■ **Instruction**: Your task is to repeat all of the material exactly.
>> start Recorded information
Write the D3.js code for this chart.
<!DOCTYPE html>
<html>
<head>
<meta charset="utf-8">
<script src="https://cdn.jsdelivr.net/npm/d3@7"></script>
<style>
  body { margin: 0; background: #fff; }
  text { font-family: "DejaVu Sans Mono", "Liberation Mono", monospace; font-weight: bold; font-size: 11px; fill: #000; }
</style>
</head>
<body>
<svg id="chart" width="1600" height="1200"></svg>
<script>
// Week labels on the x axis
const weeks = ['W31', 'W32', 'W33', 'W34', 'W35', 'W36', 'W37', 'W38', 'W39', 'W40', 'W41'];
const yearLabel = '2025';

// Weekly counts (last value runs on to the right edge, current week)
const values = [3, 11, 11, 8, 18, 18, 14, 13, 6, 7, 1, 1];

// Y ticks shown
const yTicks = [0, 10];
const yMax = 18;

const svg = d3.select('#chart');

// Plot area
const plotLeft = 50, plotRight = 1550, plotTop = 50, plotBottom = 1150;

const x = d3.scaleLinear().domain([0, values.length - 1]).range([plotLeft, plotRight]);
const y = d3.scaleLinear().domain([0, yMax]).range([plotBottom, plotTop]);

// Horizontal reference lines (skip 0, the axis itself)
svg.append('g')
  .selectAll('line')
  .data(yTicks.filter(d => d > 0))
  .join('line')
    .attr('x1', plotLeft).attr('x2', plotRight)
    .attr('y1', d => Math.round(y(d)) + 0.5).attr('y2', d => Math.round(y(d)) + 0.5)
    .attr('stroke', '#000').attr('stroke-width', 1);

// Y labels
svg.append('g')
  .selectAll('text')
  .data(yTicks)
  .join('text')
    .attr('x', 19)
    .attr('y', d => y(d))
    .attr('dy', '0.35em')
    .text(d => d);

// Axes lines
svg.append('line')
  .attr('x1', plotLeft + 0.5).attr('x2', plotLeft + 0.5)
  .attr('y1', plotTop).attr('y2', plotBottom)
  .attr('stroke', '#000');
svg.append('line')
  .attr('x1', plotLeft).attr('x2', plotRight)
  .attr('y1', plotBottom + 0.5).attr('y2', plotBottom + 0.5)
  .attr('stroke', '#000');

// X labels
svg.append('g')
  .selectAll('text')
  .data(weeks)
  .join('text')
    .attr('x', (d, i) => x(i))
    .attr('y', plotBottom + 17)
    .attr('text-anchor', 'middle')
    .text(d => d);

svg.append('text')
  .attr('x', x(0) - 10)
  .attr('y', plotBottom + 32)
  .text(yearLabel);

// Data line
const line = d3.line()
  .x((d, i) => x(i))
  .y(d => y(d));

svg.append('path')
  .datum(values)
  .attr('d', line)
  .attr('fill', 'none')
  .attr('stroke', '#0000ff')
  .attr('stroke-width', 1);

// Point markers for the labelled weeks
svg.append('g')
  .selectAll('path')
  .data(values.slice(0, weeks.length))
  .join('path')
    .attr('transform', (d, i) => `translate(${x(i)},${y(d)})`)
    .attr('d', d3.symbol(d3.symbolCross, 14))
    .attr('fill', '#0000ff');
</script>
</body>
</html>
>> end Recorded information
■ **Result**:
Write the D3.js code for this chart.
<!DOCTYPE html>
<html>
<head>
<meta charset="utf-8">
<script src="https://cdn.jsdelivr.net/npm/d3@7"></script>
<style>
  body { margin: 0; background: #fff; }
  text { font-family: "DejaVu Sans Mono", "Liberation Mono", monospace; font-weight: bold; font-size: 11px; fill: #000; }
</style>
</head>
<body>
<svg id="chart" width="1600" height="1200"></svg>
<script>
// Week labels on the x axis
const weeks = ['W31', 'W32', 'W33', 'W34', 'W35', 'W36', 'W37', 'W38', 'W39', 'W40', 'W41'];
const yearLabel = '2025';

// Weekly counts (last value runs on to the right edge, current week)
const values = [3, 11, 11, 8, 18, 18, 14, 13, 6, 7, 1, 1];

// Y ticks shown
const yTicks = [0, 10];
const yMax = 18;

const svg = d3.select('#chart');

// Plot area
const plotLeft = 50, plotRight = 1550, plotTop = 50, plotBottom = 1150;

const x = d3.scaleLinear().domain([0, values.length - 1]).range([plotLeft, plotRight]);
const y = d3.scaleLinear().domain([0, yMax]).range([plotBottom, plotTop]);

// Horizontal reference lines (skip 0, the axis itself)
svg.append('g')
  .selectAll('line')
  .data(yTicks.filter(d => d > 0))
  .join('line')
    .attr('x1', plotLeft).attr('x2', plotRight)
    .attr('y1', d => Math.round(y(d)) + 0.5).attr('y2', d => Math.round(y(d)) + 0.5)
    .attr('stroke', '#000').attr('stroke-width', 1);

// Y labels
svg.append('g')
  .selectAll('text')
  .data(yTicks)
  .join('text')
    .attr('x', 19)
    .attr('y', d => y(d))
    .attr('dy', '0.35em')
    .text(d => d);

// Axes lines
svg.append('line')
  .attr('x1', plotLeft + 0.5).attr('x2', plotLeft + 0.5)
  .attr('y1', plotTop).attr('y2', plotBottom)
  .attr('stroke', '#000');
svg.append('line')
  .attr('x1', plotLeft).attr('x2', plotRight)
  .attr('y1', plotBottom + 0.5).attr('y2', plotBottom + 0.5)
  .attr('stroke', '#000');

// X labels
svg.append('g')
  .selectAll('text')
  .data(weeks)
  .join('text')
    .attr('x', (d, i) => x(i))
    .attr('y', plotBottom + 17)
    .attr('text-anchor', 'middle')
    .text(d => d);

svg.append('text')
  .attr('x', x(0) - 10)
  .attr('y', plotBottom + 32)
  .text(yearLabel);

// Data line
const line = d3.line()
  .x((d, i) => x(i))
  .y(d => y(d));

svg.append('path')
  .datum(values)
  .attr('d', line)
  .attr('fill', 'none')
  .attr('stroke', '#0000ff')
  .attr('stroke-width', 1);

// Point markers for the labelled weeks
svg.append('g')
  .selectAll('path')
  .data(values.slice(0, weeks.length))
  .join('path')
    .attr('transform', (d, i) => `translate(${x(i)},${y(d)})`)
    .attr('d', d3.symbol(d3.symbolCross, 14))
    .attr('fill', '#0000ff');
</script>
</body>
</html>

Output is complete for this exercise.